Data items
----------------------------------------

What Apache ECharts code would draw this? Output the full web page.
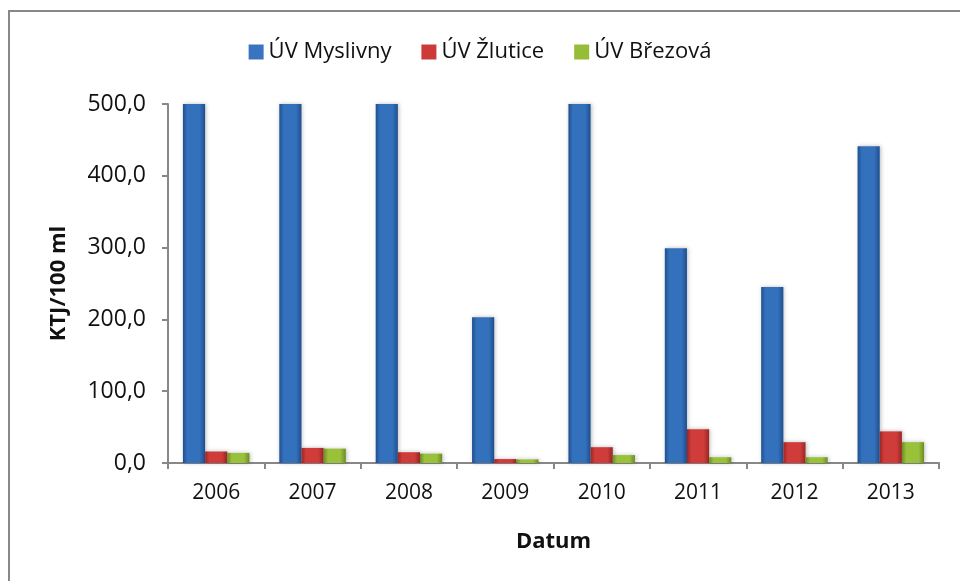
<!DOCTYPE html>
<html><head><meta charset="utf-8">
<script src="https://cdn.jsdelivr.net/npm/echarts@6/dist/echarts.min.js"></script>
<style>html,body{margin:0;padding:0;background:#fff}#c{width:960px;height:581px}</style>
</head><body><div id="c"></div>
<script>
const categories = ['2006','2007','2008','2009','2010','2011','2012','2013'];
const seriesNames = ['ÚV Myslivny','ÚV Žlutice','ÚV Březová'];
const myslivny = [600, 600, 600, 203, 600, 299, 245, 441];
const zlutice = [16, 21, 15, 5.5, 22, 47, 29, 44];
const brezova = [14, 20, 13, 5, 11, 8, 8, 29];
const yTicks = [0, 100, 200, 300, 400, 500];

const font = 'Open Sans';
function grad(edge, mid) {
  return new echarts.graphic.LinearGradient(0, 0, 1, 0, [
    {offset: 0, color: edge}, {offset: 0.2, color: mid}, {offset: 0.75, color: mid}, {offset: 1, color: edge}
  ]);
}
const colors = [grad('#1f4f8f', '#3471bd'), grad('#9a2624', '#d03c3a'), grad('#6c8c22', '#99c13a')];
const legendColors = ['#3a74c0', '#cc3b39', '#95bd38'];
const data = [myslivny, zlutice, brezova];

const chart = echarts.init(document.getElementById('c'));
chart.setOption({
  animation: false,
  graphic: [{type: 'polyline', shape: {points: [[9, 590], [9, 11], [970, 11]]}, style: {stroke: '#888', lineWidth: 2, fill: null}}],
  legend: {
    top: 36, left: 'center', itemGap: 30, itemWidth: 15, itemHeight: 15,
    textStyle: {fontFamily: font, fontSize: 22, color: '#111'},
    data: seriesNames.map((n, i) => ({name: n, icon: 'rect', itemStyle: {color: legendColors[i]}}))
  },
  grid: {left: 168, right: 21, top: 104, bottom: 118, containLabel: false},
  xAxis: {
    type: 'category', data: categories,
    name: 'Datum', nameLocation: 'middle', nameGap: 68,
    nameTextStyle: {fontFamily: font, fontSize: 22, fontWeight: 'bold', color: '#111'},
    axisLine: {lineStyle: {color: '#888', width: 2}},
    axisTick: {show: true, length: 6, lineStyle: {color: '#888', width: 2}},
    axisLabel: {fontFamily: font, fontSize: 21, color: '#111', margin: 20}
  },
  yAxis: {
    type: 'value', min: 0, max: 500, interval: 100,
    name: 'KTJ/100 ml', nameLocation: 'middle', nameGap: 98, nameRotate: 90,
    nameTextStyle: {fontFamily: font, fontSize: 22, fontWeight: 'bold', color: '#111'},
    axisLine: {show: true, lineStyle: {color: '#888', width: 2}},
    axisTick: {show: true, length: 6, lineStyle: {color: '#888', width: 2}},
    splitLine: {show: false},
    axisLabel: {fontFamily: font, fontSize: 23, color: '#111', margin: 22,
      formatter: v => yTicks.includes(v) ? v.toFixed(1).replace('.', ',') : ''}
  },
  series: seriesNames.map((n, i) => ({
    name: n, type: 'bar', data: data[i], barGap: '0%', barCategoryGap: '31%',
    clip: true,
    itemStyle: {color: colors[i], shadowColor: 'rgba(0,0,0,0.25)', shadowBlur: 4, shadowOffsetX: 1}
  }))
});
</script></body></html>
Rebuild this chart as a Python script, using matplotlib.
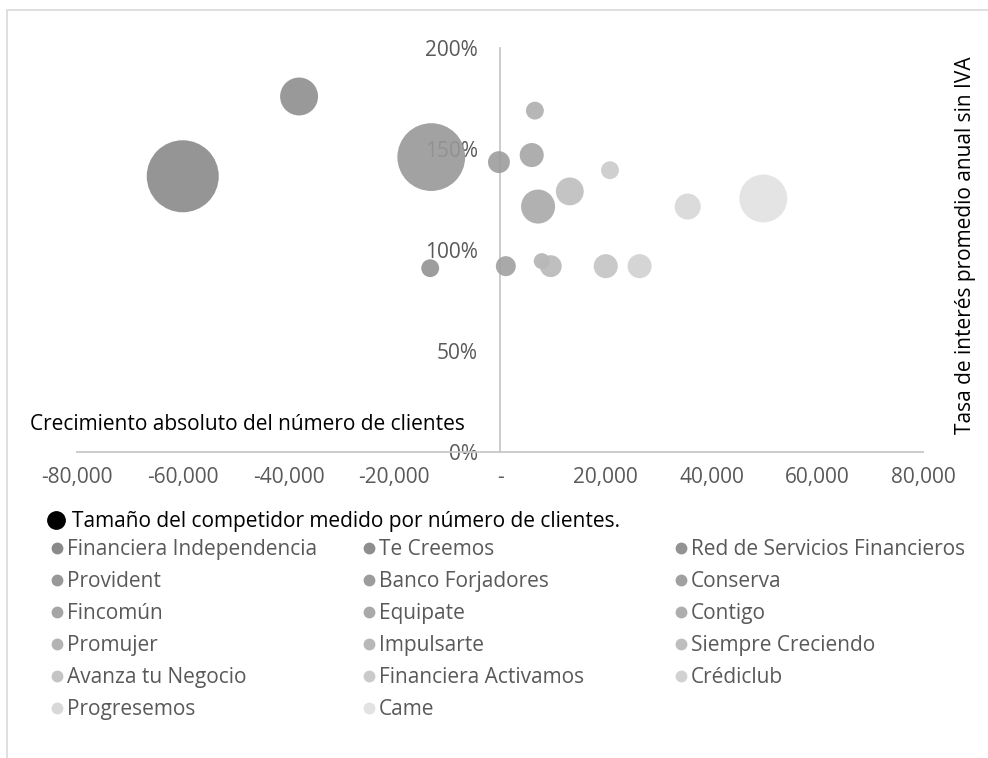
import numpy as np
import matplotlib.pyplot as plt
from matplotlib.lines import Line2D
from matplotlib.patches import Rectangle
from matplotlib.ticker import FuncFormatter, PercentFormatter

plt.rcParams['font.family'] = ['Open Sans', 'DejaVu Sans']

# data
empresas = ["Financiera Independencia", "Te Creemos", "Red de Servicios Financieros",
            "Provident", "Banco Forjadores", "Conserva", "Fincomún", "Equipate",
            "Contigo", "Promujer", "Impulsarte", "Siempre Creciendo",
            "Avanza tu Negocio", "Financiera Activamos", "Crédiclub",
            "Progresemos", "Came"]
crecimiento = [-60000, -38000, -13200, -13000, -200, 1100, 6000, 7200,
               6600, 7900, 9600, 13200, 20000, 20800, 26400, 35500, 49800]
tasa = [136.5, 176, 91, 146, 143.5, 92, 147, 121.5,
        169, 94.5, 92, 129, 92, 139.5, 92, 121.5, 125.5]
clientes = [1300000, 360000, 80000, 1150000, 120000, 100000, 145000, 290000,
            80000, 64000, 120000, 195000, 145000, 80000, 145000, 170000, 575000]

colores = ["#8a8a8a", "#8e8e8e", "#939393", "#989898", "#9c9c9c", "#a0a0a0",
           "#a5a5a5", "#a9a9a9", "#aeaeae", "#b3b3b3", "#b8b8b8", "#bebebe",
           "#c4c4c4", "#cacaca", "#d1d1d1", "#d8d8d8", "#e2e2e2"]

FS = 15
W, H = 988, 758
fig = plt.figure(figsize=(W / 100, H / 100), dpi=100)

# chart area border
fig.patches.append(Rectangle((7 / W, -0.1), 1.2, 1.1 - 10 / H, transform=fig.transFigure,
                             fill=False, edgecolor="#d9d9d9", linewidth=1.2))

ax = fig.add_axes([77 / W, 1 - 452 / H, 846 / W, 404 / H])
ax.set_xlim(-80000, 80000)
ax.set_ylim(0, 200)

for i, nombre in enumerate(empresas):
    ax.scatter(crecimiento[i], tasa[i], s=clientes[i] * 2.07 / 1000,
               color=colores[i], alpha=0.9, edgecolors="none", zorder=3)

for s in ["top", "right"]:
    ax.spines[s].set_visible(False)
ax.spines["left"].set_position(("data", 0))
ax.spines["bottom"].set_position(("data", 0))
for s in ["left", "bottom"]:
    ax.spines[s].set_color("#c8c8c8")
    ax.spines[s].set_linewidth(1.3)

ax.set_xticks(np.arange(-80000, 80001, 20000))
ax.set_yticks([0, 50, 100, 150, 200])
ax.xaxis.set_major_formatter(FuncFormatter(lambda v, p: "-" if v == 0 else f"{v:,.0f}"))
ax.yaxis.set_major_formatter(PercentFormatter(decimals=0))
ax.tick_params(axis="both", length=0, labelcolor="#595959", labelsize=FS)
ax.tick_params(axis="x", pad=11)
ax.tick_params(axis="y", pad=16)

fig.text(30 / W, 1 - 425 / H, "Crecimiento absoluto del número de clientes",
         fontsize=FS, color="black", ha="left", va="center")
fig.text(965 / W, 1 - 245 / H, "Tasa de interés promedio anual sin IVA",
         fontsize=FS, color="black", rotation=90, ha="center", va="center")

# legend: header + three columns filled row by row
cab = [Line2D([], [], marker="o", linestyle="none", color="black", markersize=12.5)]
fig.legend(cab, ["Tamaño del competidor medido por número de clientes."],
           loc="center left", bbox_to_anchor=(45.6 / W, 1 - 522 / H), frameon=False,
           fontsize=FS, handletextpad=0.25, handlelength=1.0, borderpad=0,
           borderaxespad=0)

col_x = [48.7, 360.7, 672.7]
for c in range(3):
    idx = list(range(c, len(empresas), 3))
    hs = [Line2D([], [], marker="o", linestyle="none", color=colores[i], markersize=7.5)
          for i in idx]
    fig.legend(hs, [empresas[i] for i in idx], loc="upper left",
               bbox_to_anchor=(col_x[c] / W, 1 - 539 / H), frameon=False,
               fontsize=FS, handletextpad=0.08, handlelength=0.8,
               labelspacing=0.53, borderpad=0, borderaxespad=0,
               labelcolor="#595959")

fig.savefig("out.png", dpi=100)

----------------------------------------

**Problem**
Both the line containing "Rebuild this chart" and the line containing "plt.rcParams['font.family'] = ['Open" belong in the copy, along with every line between them. Reproduce that stretch exactly, without the pictures.

**Task response**
Rebuild this chart as a Python script, using matplotlib.
import numpy as np
import matplotlib.pyplot as plt
from matplotlib.lines import Line2D
from matplotlib.patches import Rectangle
from matplotlib.ticker import FuncFormatter, PercentFormatter

plt.rcParams['font.family'] = ['Open Sans', 'DejaVu Sans']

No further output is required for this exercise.